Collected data
+ + + + +
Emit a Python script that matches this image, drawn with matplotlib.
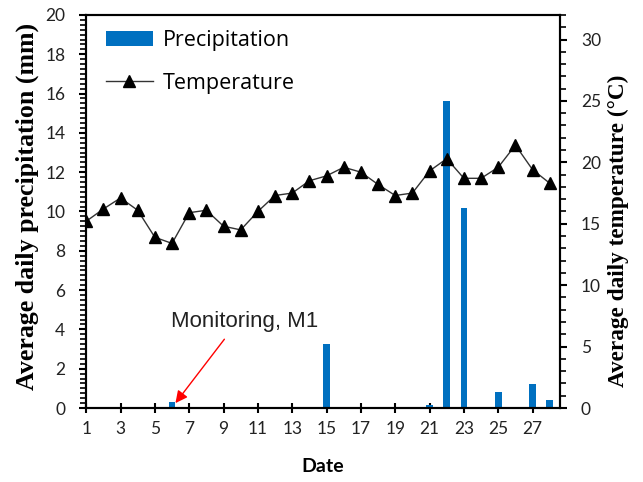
import matplotlib
matplotlib.use("Agg")
import matplotlib.pyplot as plt
from matplotlib.ticker import MultipleLocator

days = list(range(1, 29))
precip = [0, 0, 0, 0, 0, 0.3, 0, 0, 0, 0, 0, 0, 0, 0, 3.25, 0, 0, 0, 0, 0,
          0.15, 15.6, 10.2, 0, 0.8, 0, 1.2, 0.4]
temp = [15.2, 16.2, 17.1, 16.1, 13.9, 13.4, 15.9, 16.1, 14.8, 14.5, 16.0, 17.3,
        17.5, 18.5, 18.9, 19.6, 19.2, 18.2, 17.3, 17.5, 19.3, 20.3, 18.7, 18.7,
        19.6, 21.4, 19.4, 18.3]
xticks = list(range(1, 28, 2))

tick_font = "Lato"

fig = plt.figure(figsize=(6.43, 4.82), dpi=100)
ax = fig.add_axes([0.134, 0.1535, 0.737, 0.8155])
ax2 = ax.twinx()

ax.bar(days, precip, width=0.38, color="#0070C0", label="Precipitation", zorder=2)
ax2.plot(days, temp, color="#333333", lw=1.0, marker="^", markersize=8,
         markerfacecolor="black", markeredgecolor="black", label="Temperature", zorder=3)

ax.set_xlim(1, 28.6)
ax.set_ylim(0, 20)
ax2.set_ylim(0, 32)
ax.set_xticks(xticks)
ax.set_xticklabels([str(t) for t in xticks], fontfamily=tick_font, fontsize=12.5)
ax.yaxis.set_major_locator(MultipleLocator(2))
ax.yaxis.set_minor_locator(MultipleLocator(0.25))
ax2.yaxis.set_minor_locator(MultipleLocator(1))
ax2.set_yticks([0, 5, 10, 15, 20, 25, 30])

for lab in ax.get_yticklabels() + ax2.get_yticklabels():
    lab.set_fontfamily(tick_font)
    lab.set_fontsize(12.5)
    lab.set_color("#222222")
for lab in ax.get_xticklabels():
    lab.set_color("#222222")

ax.tick_params(axis="x", which="major", direction="inout", length=7, width=1.5, pad=6)
ax.tick_params(axis="y", which="major", direction="out", length=5, width=1.5, pad=10)
ax.tick_params(axis="y", which="minor", direction="out", length=4, width=1.2)
ax2.tick_params(axis="y", which="major", direction="out", length=5, width=1.5, pad=10)
ax2.tick_params(axis="y", which="minor", direction="out", length=4, width=1.2)

for a in (ax, ax2):
    for s in a.spines.values():
        s.set_linewidth(1.5)
        s.set_color("black")

ax.set_xlabel("Date", fontfamily=tick_font, fontweight="bold", fontsize=14, labelpad=15)
yl = ax.set_ylabel("Average daily precipitation (mm)", fontfamily="Liberation Serif",
                   fontweight="bold", fontsize=17)
ax.yaxis.set_label_coords(-0.10, 0.514)
yr = ax2.set_ylabel("Average daily temperature (°C)", fontfamily="Liberation Serif",
                    fontweight="bold", fontsize=16.8)
ax2.yaxis.set_label_coords(1.10, 0.45)

# scale label font sizes to match target lengths in pixels
fig.canvas.draw()
r = fig.canvas.get_renderer()
for lab, target in ((yl, 368), (yr, 313)):
    h = lab.get_window_extent(r).height
    lab.set_fontsize(lab.get_fontsize() * target / h)

ax.text(5.95, 4.4, "Monitoring, M1", fontsize=16, fontfamily="Liberation Sans",
        color="#222222", ha="left", va="center")
ax.annotate("", xy=(6.2, 0.25), xytext=(9.05, 3.5),
            arrowprops=dict(arrowstyle="-|>", color="red", lw=1.0,
                            mutation_scale=18, shrinkA=0, shrinkB=0))

h1, l1 = ax.get_legend_handles_labels()
h2, l2 = ax2.get_legend_handles_labels()
leg = ax.legend(h1 + h2, l1 + l2, loc="upper left", bbox_to_anchor=(0.0, 1.01),
                frameon=False, prop={"family": "Open Sans", "size": 15.5},
                handlelength=2.2, handletextpad=0.45, labelspacing=1.0)

fig.savefig("out.png", dpi=100)
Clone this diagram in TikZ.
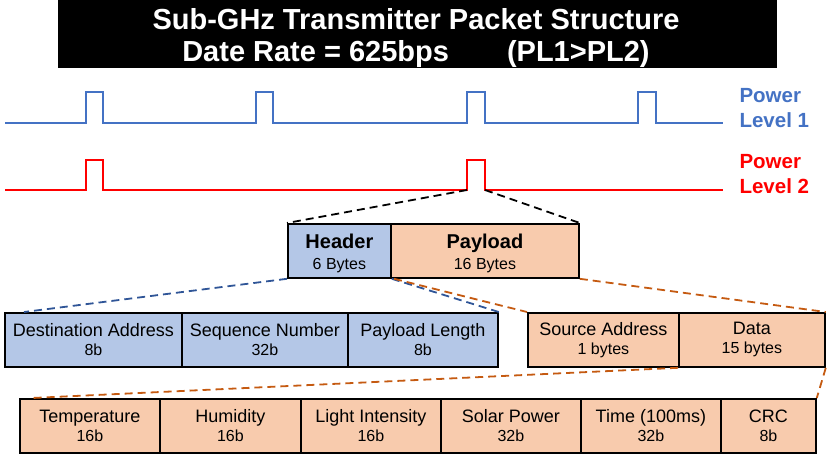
\documentclass[tikz,border=0pt]{standalone}
\usepackage{fontspec}
\setmainfont{Liberation Sans}
\definecolor{pblue}{HTML}{4472C4}
\definecolor{hblue}{HTML}{B4C7E7}
\definecolor{porange}{HTML}{F8CBAD}
\definecolor{dorange}{HTML}{C55A11}
\definecolor{dblue}{HTML}{2F5597}
\definecolor{pred}{HTML}{FF0000}
\tikzset{
 fbox/.style={draw=black, line width=1.8pt, minimum height=54pt, inner sep=0pt, align=center, anchor=north west, font=\fontsize{18}{19}\selectfont},
 bluef/.style={fbox, fill=hblue},
 orf/.style={fbox, fill=porange},
 wave/.style={line width=1.8pt},
 zoomline/.style={dash pattern=on 8pt off 5pt, line width=1.8pt},
 plabel/.style={font=\bfseries\fontsize{20.5}{25}\selectfont, align=left, anchor=west},
 ttext/.style={text=white, font=\bfseries\fontsize{29}{31}\selectfont, anchor=base, inner sep=0pt}
}
\newcommand\two[2]{#1\\{\fontsize{16}{19}\selectfont #2}}
\begin{document}
\begin{tikzpicture}[x=1pt,y=-1pt]
\useasboundingbox (0,0) rectangle (830,458);
% title
\node[fill=black, minimum width=719pt, minimum height=68pt, inner sep=0pt, anchor=north west] (title) at (58,0) {};
\node[ttext] (t1) at (416,29) {Sub-GHz Transmitter Packet Structure};
\node[ttext] (t2) at (416,61) {Date Rate = 625bps\hspace{58pt}(PL1>PL2)};
% power level 1
\draw[wave, pblue] (5,123) -- (86,123) -- (86,92) -- (103,92) -- (103,123)
  -- (256,123) -- (256,92) -- (273,92) -- (273,123)
  -- (467,123) -- (467,92) -- (485,92) -- (485,123)
  -- (638,123) -- (638,92) -- (656,92) -- (656,123) -- (723,123);
\node[plabel, text=pblue] (pl1) at (736,108) {Power\\Level 1};
% power level 2
\coordinate (r3l) at (467,190);
\coordinate (r3r) at (485,190);
\draw[wave, pred] (5,190) -- (86,190) -- (86,160) -- (103,160) -- (103,190)
  -- (r3l) -- (467,160) -- (485,160) -- (r3r) -- (723,190);
\node[plabel, text=pred] (pl2) at (736,174) {Power\\Level 2};
% header / payload
\node[bluef, minimum width=103pt, font=\fontsize{20}{21}\selectfont] (hdr) at (287,223) {\rule{0pt}{20pt}\textbf{Header}\\{\fontsize{16}{21}\selectfont 6 Bytes}};
\node[orf, minimum width=188pt, font=\fontsize{20}{21}\selectfont] (pay) at (390,223) {\rule{0pt}{20pt}\textbf{Payload}\\{\fontsize{16}{21}\selectfont 16 Bytes}};
\draw[zoomline, black] (r3l) -- (hdr.north west);
\draw[zoomline, black] (r3r) -- (pay.north east);
% row 2
\node[bluef, minimum width=177pt] (dst) at (4,312) {\two{Destination Address}{8b}};
\node[bluef, minimum width=166pt] (seq) at (181,312) {\two{Sequence Number}{32b}};
\node[bluef, minimum width=150pt] (plen) at (347,312) {\two{Payload Length}{8b}};
\node[orf, minimum width=151pt] (src) at (527,312) {\two{Source Address}{1 bytes}};
\node[orf, minimum width=146pt] (data) at (678,312) {\two{Data}{15 bytes}};
\draw[zoomline, dblue] (hdr.south west) -- ([xshift=20pt]dst.north west);
\draw[zoomline, dblue] (hdr.south east) -- (plen.north east);
\draw[zoomline, dorange] ([xshift=4pt]pay.south west) -- (src.north west);
\draw[zoomline, dorange] (pay.south east) -- (data.north east);
% row 3
\node[orf, minimum width=140pt] (temp) at (19,398) {\two{Temperature}{16b}};
\node[orf, minimum width=141pt] (hum) at (159,398) {\two{Humidity}{16b}};
\node[orf, minimum width=140pt] (light) at (300,398) {\two{Light Intensity}{16b}};
\node[orf, minimum width=140pt] (solar) at (440,398) {\two{Solar Power}{32b}};
\node[orf, minimum width=140pt] (time) at (580,398) {\two{Time (100ms)}{32b}};
\node[orf, minimum width=95pt] (crc) at (720,398) {\two{CRC}{8b}};
\draw[zoomline, dorange] (data.south west) -- ([xshift=13pt]temp.north west);
\draw[zoomline, dorange] (data.south east) -- (crc.north east);
\end{tikzpicture}
\end{document}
+ + + + +
Work to complete
Take the material above from its first line through the line holding "from matplotlib.ticker import MultipleLocator" and set it down exactly, without the pictures.

Written solution
Emit a Python script that matches this image, drawn with matplotlib.
import matplotlib
matplotlib.use("Agg")
import matplotlib.pyplot as plt
from matplotlib.ticker import MultipleLocator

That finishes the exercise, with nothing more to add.